Al-Azhar Magazine (Shawwal, 1441 A.H. June, 2020.)

  1. The Prophet chose scribes from among his companions, who wrote down everything that had been inspired to him by Divine Revelation immediately after its revelation. They wrote on whatever was available such as parchment, wood, pieces of leather, stones, or flat bones. According to authentic Islamic sources there were twenty-nine scribes, the most renowned among whom were the Rightly-Guided Caliphs, Abu Bakr, 'Omar, 'Othman, Ali in addition to Mu'awiya, Al-Zubayr lbn Al-'Awwam, Sa'eed Ibn AI-'Aas, 'Amr Ibn AI-'Aas, Ubay Ibn Ka'ab and Zayd lbn Thabit.
  2. In addition to the scribes who wrote down the verses of the Qur'an revealed to the Prophet Muhammad, there were the Companions of the Prophet who learnt what was revealed by heart.

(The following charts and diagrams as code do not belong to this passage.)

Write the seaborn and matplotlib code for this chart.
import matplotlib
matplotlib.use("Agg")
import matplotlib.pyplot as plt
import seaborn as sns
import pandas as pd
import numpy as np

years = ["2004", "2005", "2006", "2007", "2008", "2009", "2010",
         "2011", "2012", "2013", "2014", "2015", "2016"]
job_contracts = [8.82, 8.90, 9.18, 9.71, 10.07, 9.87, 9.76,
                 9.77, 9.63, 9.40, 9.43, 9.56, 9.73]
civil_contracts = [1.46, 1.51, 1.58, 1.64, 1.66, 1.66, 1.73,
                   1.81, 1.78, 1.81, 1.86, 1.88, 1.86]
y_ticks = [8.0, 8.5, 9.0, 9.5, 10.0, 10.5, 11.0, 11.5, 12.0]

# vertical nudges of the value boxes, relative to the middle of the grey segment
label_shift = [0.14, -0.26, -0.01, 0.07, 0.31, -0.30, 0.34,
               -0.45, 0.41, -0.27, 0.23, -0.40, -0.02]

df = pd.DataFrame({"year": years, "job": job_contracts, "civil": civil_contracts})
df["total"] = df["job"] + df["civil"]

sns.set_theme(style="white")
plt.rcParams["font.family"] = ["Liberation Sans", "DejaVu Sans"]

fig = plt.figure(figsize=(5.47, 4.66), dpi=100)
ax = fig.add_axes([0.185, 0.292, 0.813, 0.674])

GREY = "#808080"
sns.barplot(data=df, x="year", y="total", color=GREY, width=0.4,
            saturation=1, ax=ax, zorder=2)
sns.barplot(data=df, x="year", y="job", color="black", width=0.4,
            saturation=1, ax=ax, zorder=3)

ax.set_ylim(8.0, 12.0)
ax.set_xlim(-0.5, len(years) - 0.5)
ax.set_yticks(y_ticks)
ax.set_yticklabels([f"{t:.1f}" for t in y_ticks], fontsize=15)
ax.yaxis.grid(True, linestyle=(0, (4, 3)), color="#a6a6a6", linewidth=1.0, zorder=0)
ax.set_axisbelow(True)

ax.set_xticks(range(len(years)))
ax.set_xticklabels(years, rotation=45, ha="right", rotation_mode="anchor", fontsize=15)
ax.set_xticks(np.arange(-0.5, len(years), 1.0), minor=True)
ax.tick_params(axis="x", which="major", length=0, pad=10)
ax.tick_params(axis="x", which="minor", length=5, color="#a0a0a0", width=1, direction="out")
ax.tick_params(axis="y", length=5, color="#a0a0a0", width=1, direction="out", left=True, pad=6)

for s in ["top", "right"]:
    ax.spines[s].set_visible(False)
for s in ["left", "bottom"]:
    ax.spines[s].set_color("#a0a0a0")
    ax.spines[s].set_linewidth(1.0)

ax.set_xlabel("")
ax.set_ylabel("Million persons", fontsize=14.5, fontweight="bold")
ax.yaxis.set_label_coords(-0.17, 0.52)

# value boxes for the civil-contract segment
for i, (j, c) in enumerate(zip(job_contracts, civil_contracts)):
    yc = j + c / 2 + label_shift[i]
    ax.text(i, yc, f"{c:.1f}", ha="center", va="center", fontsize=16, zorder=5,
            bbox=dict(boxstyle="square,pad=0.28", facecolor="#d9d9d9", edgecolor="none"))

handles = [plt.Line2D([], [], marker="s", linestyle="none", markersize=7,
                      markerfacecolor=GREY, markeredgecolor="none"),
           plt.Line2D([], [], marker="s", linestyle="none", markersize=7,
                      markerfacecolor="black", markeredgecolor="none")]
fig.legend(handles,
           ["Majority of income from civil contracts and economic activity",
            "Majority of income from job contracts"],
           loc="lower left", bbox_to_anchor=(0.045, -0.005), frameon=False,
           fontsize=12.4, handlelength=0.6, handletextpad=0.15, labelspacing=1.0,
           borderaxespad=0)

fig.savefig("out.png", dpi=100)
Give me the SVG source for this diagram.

This fine tradition has continued throughout the centuries and exists to this very day. There were hundreds of Muslims who learnt the Qur'an by heart and specialized in reciting it during the Prophet's lifetime. The Prophet declared that he always revised the recital of the Qur'an once a year during month of Ramadan in the presence of the Angel Gabriel, and he revised its recital twice during the last Ramadan of his life. The Qur'an was arranged in its final form according to the Prophet's instructions and every single verse was placed exactly as he had commanded.
  3. One year after the Prophet's death, seventy of the learned men who had learnt the Qur'an by heart were killed in the Battle of Al Yamama against Musaylima the liar, and 'Omar Ibn AIKhattab advised the Caliph Abu Bakr to charge Zayd Ibn Thabit, one of the scribes, with collecting the various documents upon which the Qur'an was written and to have them written in a complete copy that would be easy to refer to. Following this a rule was enforced by which manuscripts were considered authentic and accepted or rejected as not being authentic. The authentic manuscripts were those that had been dictated by the Prophet Muhammad as witnessed by two persons. Naturally, the Companions of the Prophet who had learnt the Qur'an by heart played an important role in this matter. When Zayd Ibn Thabit completed his mission of recording in writing the whole Qur'an, he presented it to Abu Bakr, who presented it before his death to 'Omar Ibn Al-Khattab, who gave it to his daughter Hafsa before his death.
  4. During the Caliphate of 'Othman Ibn 'Affan, a committee of four scribes including Zayd Ibn Thabit was formed. These scribes wrote five copies of the original manuscript preserved by Hafsa, Mother of the Believers. One copy was sent to Makkah, another copy to Al-Madina, and the third copy was sent to Al-Basra. The fourth and fifth copies were sent to Kufa and to Damascus. These four diligent and precise scribes had copied the original authentic manuscript and had also checked it with what the learned men who had lived during the Prophet's lifetime had committed to memory. This is the Mushaf, namely the Glorious Book of the Qur'an, which has been in circulation in the Muslim world ever since.

     No one has ever disputed the authenticity of the Qur’an since it was first recorded in writing more than fourteen centuries ago up to this very day. This point has been confirmed by a number of Orientalists among whom are Loblois, Muir, and the contemporary German Orientalist Rudi Paret who stated in the introduction of his translation of the Qur'an: "There is no reason to doubt that any verse the Qur'an could be ascribed to any person other than Muhammad." He meant that after the death of Muhammad no one had altered anything in the Qur'an either by adding a single word to it or removing a single word from it.

     No proof has ever been presented to dispute or deny the authenticity of the manuscript compiled during the Caliphate of 'Othman Ibn 'Affan. If any of the companions of the Prophet had had any other manuscripts in their possession, they would have produced them and disputed the authorized copy. Such an allegation has never been made in the history of Islam and even the sects that have been looked upon as dissenters, such as the contemporary Ahmadites, sanction the same certified copy the Qur'an.